Annual consumer inflation declined by a hefty 6.4 percentage points to 12.5 percent (my forecast was 12.7 percent) in October, albeit it picked up pace on a monthly basis, accelerating by 0.5 percent from 0.1-0.3 percent in the prior six months. By my reckoning, the annual headline could be about 8 percent in November and probably about 6 percent in December; broadly in line with my musings in an earlier column on 10 May 2016 (“Zambia to maintain tight monetary policy”) when I wondered if the headline might not slow to single digits before year-end. Food prices are likely to be stable over the course of the next few months to about a year, at least those for the ubiquitous mealie meals. Not only are the authorities building white maize reserves, they announced only last week that they had started exporting the priced staple food to neighbouring Malawi, some 100,000 tonnes. There are also indications that such would be the sufficiency that a subsisting ban on private sector exports of maize may be lifted in early 2017; the agriculture ministry says by January. Before then, authorities hope to have boosted the strategic grains reserve to 500,000 tonnes from 280,000 tonnes currently. So to that extent, negative drought effects on food supply would be largely mitigated. That is not the case for its ongoing biting effects on cheaper hydroelectricity production, though, which is all but diminished. Alternative but more expensive power supply sources are filling the gap. And they are now going to be dearer for consumers: tariffs are likely to be increased, as authorities now desire that they reflect actual costs, by end-2017, authorities say – it could be earlier if the IMF has its way.

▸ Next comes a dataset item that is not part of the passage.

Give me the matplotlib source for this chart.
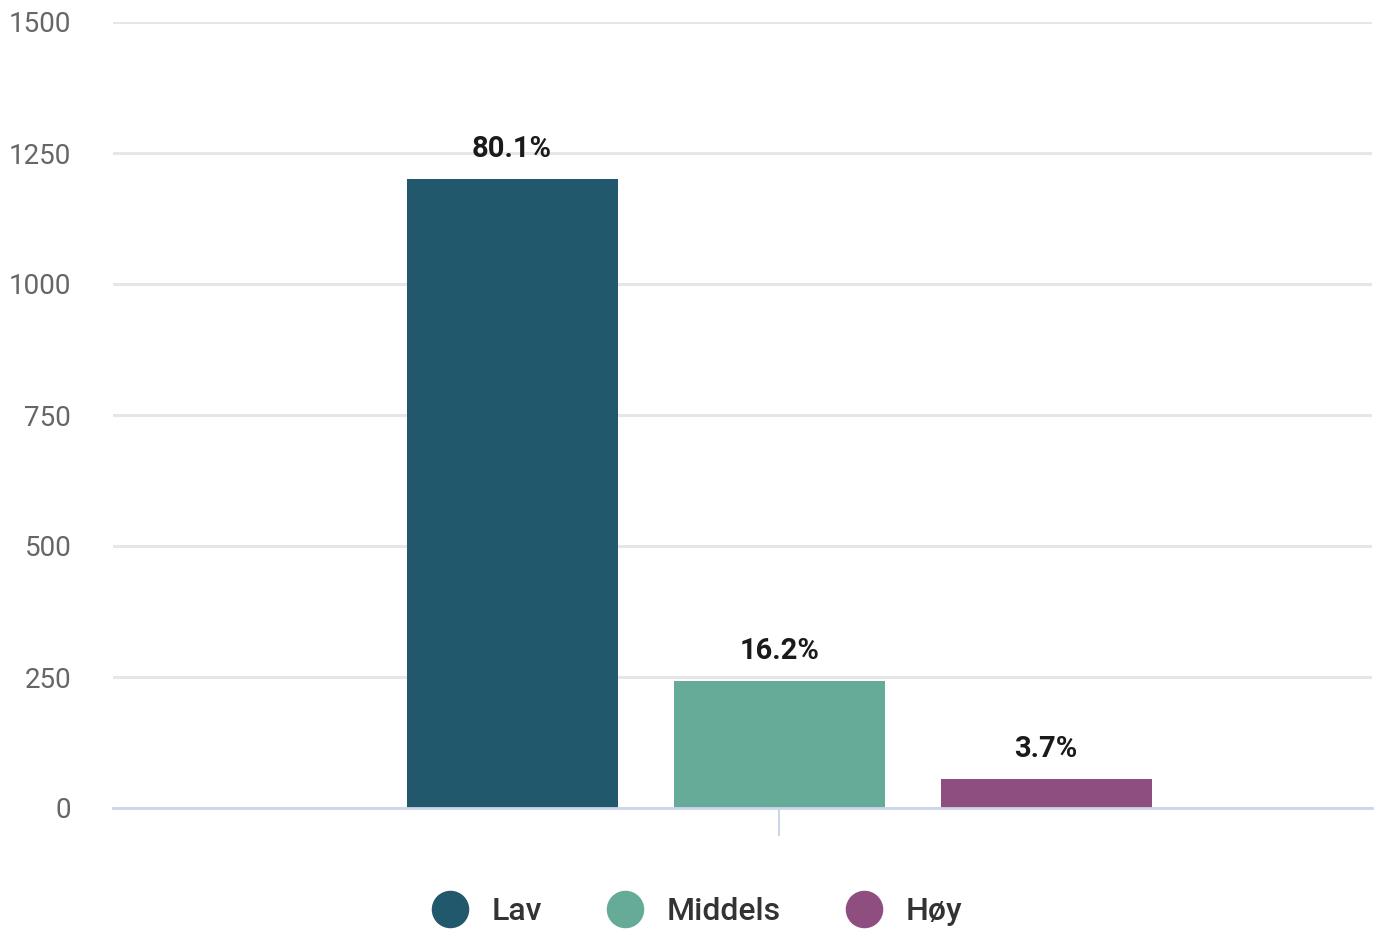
import matplotlib
matplotlib.use("Agg")
import matplotlib.pyplot as plt
from matplotlib.lines import Line2D

series = ["Lav", "Middels", "Høy"]
values = [1200, 242, 55]
pct_labels = ["80.1%", "16.2%", "3.7%"]
colors = ["#22586c", "#66aa98", "#8e4e80"]
yticks = [0, 250, 500, 750, 1000, 1250, 1500]

W, H = 1378, 941
fig = plt.figure(figsize=(W / 100, H / 100), dpi=100)
ax = fig.add_axes([113 / W, (H - 808) / H, (1372 - 113) / W, (808 - 22) / H])

font = ["Roboto", "DejaVu Sans"]

pos = list(range(len(series)))
bars = ax.bar(pos, values, width=0.79, color=colors, zorder=3)
for b, lab in zip(bars, pct_labels):
    ax.annotate(lab, (b.get_x() + b.get_width() / 2, b.get_height()),
                xytext=(0, 12), textcoords="offset points", ha="center", va="bottom",
                fontsize=21, fontweight="bold", color="#1a1a1a", family=font)

ax.set_ylim(0, 1500)
ax.set_xlim(-1.494, 3.22)
ax.set_yticks(yticks)
ax.set_yticklabels([str(t) for t in yticks], fontsize=20, color="#666666", family=font)
ax.tick_params(axis="y", length=0, pad=30)
ax.set_xticks([1])
ax.set_xticklabels([""])
ax.tick_params(axis="x", length=20, width=1.5, color="#ccd6eb", direction="out")
ax.grid(axis="y", color="#e6e6e6", linewidth=2.2, zorder=0)
for s in ["top", "right", "left"]:
    ax.spines[s].set_visible(False)
ax.spines["bottom"].set_color("#ccd6eb")
ax.spines["bottom"].set_linewidth(2)
ax.spines["bottom"].set_zorder(4)

handles = [Line2D([0], [0], marker="o", linestyle="none", markersize=26,
                  markerfacecolor=c, markeredgecolor=c) for c in colors]
leg = fig.legend(handles, series, loc="center", bbox_to_anchor=(690 / W, 1 - 912 / H),
                 ncol=3, frameon=False, handletextpad=0.3, columnspacing=1.6,
                 prop={"family": font, "size": 23})
for t in leg.get_texts():
    t.set_color("#333333")
    t.set_fontweight("medium")

fig.savefig("out.png", dpi=100, facecolor="white")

2017 budget points to prudence
In his first budget speech on 11 November, newly appointed Zambian finance minister, Felix Mutati, signalled as much. Authorities plan to cut the fiscal deficit to about 7 percent of GDP in 2017, from about 10 percent projected for 2016. In September, Mr Mutati did point out that some pain would need to be endured by Zambians, ahead of an IMF package in Q1-2017. Populist polices, aimed at winning over the electorate ahead of the August election, would need to be rolled back in the event of a programme. Poor Zambians are likely to be hard-hit in regard of their electricity bills especially. The IMF is particulary insistent that fuel and electricity subsidies be removed. The authorities, eager for the aid package, are likely to comply, announcing as early as October, that it would gradually cut as much as $1 billion in subsidies, with the $600 million in fuel and electricity subisdies likely casualties. These, the IMF, in addition to needed structural reforms – like the sale of loss-making state-owned enterprises, would be crucial towards accelerating growth.
Growth could be higher
Authorities reckon growth would be 3.4 percent in 2017, from an estimated 3 percent this year. It could be higher, though. Yes, power shortages are likely to remain for another year at least. And true, government finances may still be relatively strained. But maybe not as much as expected. As at early November, copper futures prices had edged up for about 10 consecutive trading sessions, as hedge funds took bullish bets just days before the American election. In its aftermath, with a Donald Trump (an ultra-nationalist) victory, a rally ensued, as market participants reckoned planned infrastructure spending by his administration would boost demand for copper. Prospects of supply disruptions in Chile, the metal’s largest producer, also underpin sentiments, with major players believing the current supply glut may give way to a medium-term scarcity eventually. So, copper prices could recover significantly enough over the course of the year to boost the finances of the Zambian government. If these were to occur in an atmosphere of fiscal prudence under the watchful eye of the IMF, there is good reason to believe growth may be higher than the level authorities currently project.